2. What do you bring to the table?
Both questions require you to articulate your goals as well as who you are. Seems simple enough, however people at all stages of career and life are stumped by these basic types of questions.
I bear witness to it each and every day.
Answering these questions is not simple, but is completely doable as long as you do the work. Start with the basics, think of what drew you to the position or opportunity in the first place – and it needs to be more than “I need the money”.
Review the position description with an eye for what excites you. Incorporate this information into your interview answer.
Both questions also give you an opportunity to discuss your unique skills and experience.

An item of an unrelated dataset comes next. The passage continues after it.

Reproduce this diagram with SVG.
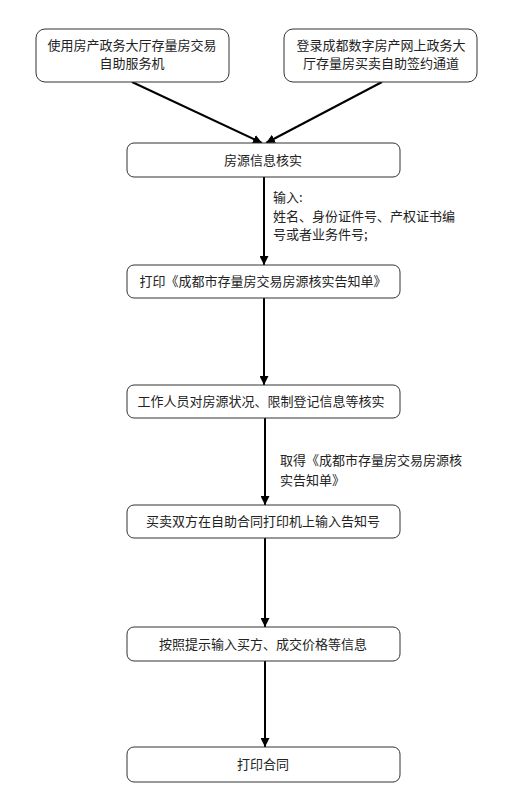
<svg xmlns="http://www.w3.org/2000/svg" width="508" height="800" viewBox="0 0 508 800">
<defs>
<marker id="ah" viewBox="0 0 10 10" refX="10" refY="5" markerWidth="4.5" markerHeight="4.5" orient="auto" markerUnits="strokeWidth">
<path d="M0,0 L10,5 L0,10 Z" fill="#000"/>
</marker>
<style>
.box{fill:#fff;stroke:#333;stroke-width:1}
.t{font-family:"Noto Sans CJK SC","Noto Sans",sans-serif;font-size:13px;fill:#222}
.c{text-anchor:middle}
.e{stroke:#000;stroke-width:2;fill:none;marker-end:url(#ah)}
</style>
</defs>
<rect width="508" height="800" fill="#fff"/>
<g id="connectors">
<line class="e" x1="132" y1="82" x2="262" y2="143"/>
<line class="e" x1="382" y1="82" x2="266" y2="143"/>
<line class="e" x1="264" y1="177" x2="264" y2="265"/>
<line class="e" x1="264" y1="298" x2="264" y2="385"/>
<line class="e" x1="265" y1="418" x2="265" y2="505"/>
<line class="e" x1="265" y1="538" x2="265" y2="627"/>
<line class="e" x1="265" y1="661" x2="265" y2="747"/>
<text class="t" x="273" y="202">输入:</text>
<text class="t" x="273" y="221">姓名、身份证件号、产权证书编</text>
<text class="t" x="273" y="239">号或者业务件号;</text>
<text class="t" x="280" y="465">取得《成都市存量房交易房源核</text>
<text class="t" x="280" y="485">实告知单》</text>
</g>
<g id="n1">
<rect class="box" x="36" y="29" width="193" height="53" rx="9"/>
<text class="t c" x="132" y="50">使用房产政务大厅存量房交易</text>
<text class="t c" x="132" y="68">自助服务机</text>
</g>
<g id="n2">
<rect class="box" x="284" y="29" width="193" height="53" rx="9"/>
<text class="t c" x="381" y="50">登录成都数字房产网上政务大</text>
<text class="t c" x="381" y="68">厅存量房买卖自助签约通道</text>
</g>
<g id="n3">
<rect class="box" x="127" y="143" width="273" height="34" rx="7"/>
<text class="t c" x="263" y="165">房源信息核实</text>
</g>
<g id="n4">
<rect class="box" x="127" y="265" width="273" height="33" rx="7"/>
<text class="t c" x="263" y="286">打印《成都市存量房交易房源核实告知单》</text>
</g>
<g id="n5">
<rect class="box" x="127" y="385" width="273" height="33" rx="7"/>
<text class="t c" x="261" y="406">工作人员对房源状况、限制登记信息等核实</text>
</g>
<g id="n6">
<rect class="box" x="127" y="505" width="273" height="33" rx="7"/>
<text class="t c" x="263" y="526">买卖双方在自助合同打印机上输入告知号</text>
</g>
<g id="n7">
<rect class="box" x="127" y="627" width="273" height="34" rx="7"/>
<text class="t c" x="263" y="649">按照提示输入买方、成交价格等信息</text>
</g>
<g id="n8">
<rect class="box" x="127" y="747" width="273" height="35" rx="7"/>
<text class="t c" x="263" y="769">打印合同</text>
</g>
</svg>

Perhaps you want the role, in part to become proficient with the Adobe Creative Suite. You have some experience because you design wedding invitations for your friends, but you want to broaden your experience. Letting the interviewer know that the position provides both big and small opportunities for you is important. As an interviewer, I want to know that people are engaged in the role beyond simply the obvious opportunity provided by the position.
Finally, the second question is the ultimate “Know Thyself” question that allows for responses, which include information about skillset and personality. While answers to this question are highly personal I can give you a few tips about what will make an interviewer’s eyes glaze over.
1. Every interviewee is passionate so don’t think that including that tidbit is unique. It’s cliché and is an easy way to sidestep the question.
2. Practice your responses out loud. It is easy to think you have a great response, but hearing it out loud will help you know if your response makes sense and actually addresses the question.
3. Be honest. I am expecting to see whatever it is you promised me. If you say you will bring energy, I don’t want to deal with Eeyore every day.
Interviewing is an art and it takes time to figure out your style.
What strategies have you or do you plan to use in order to address the general questions above?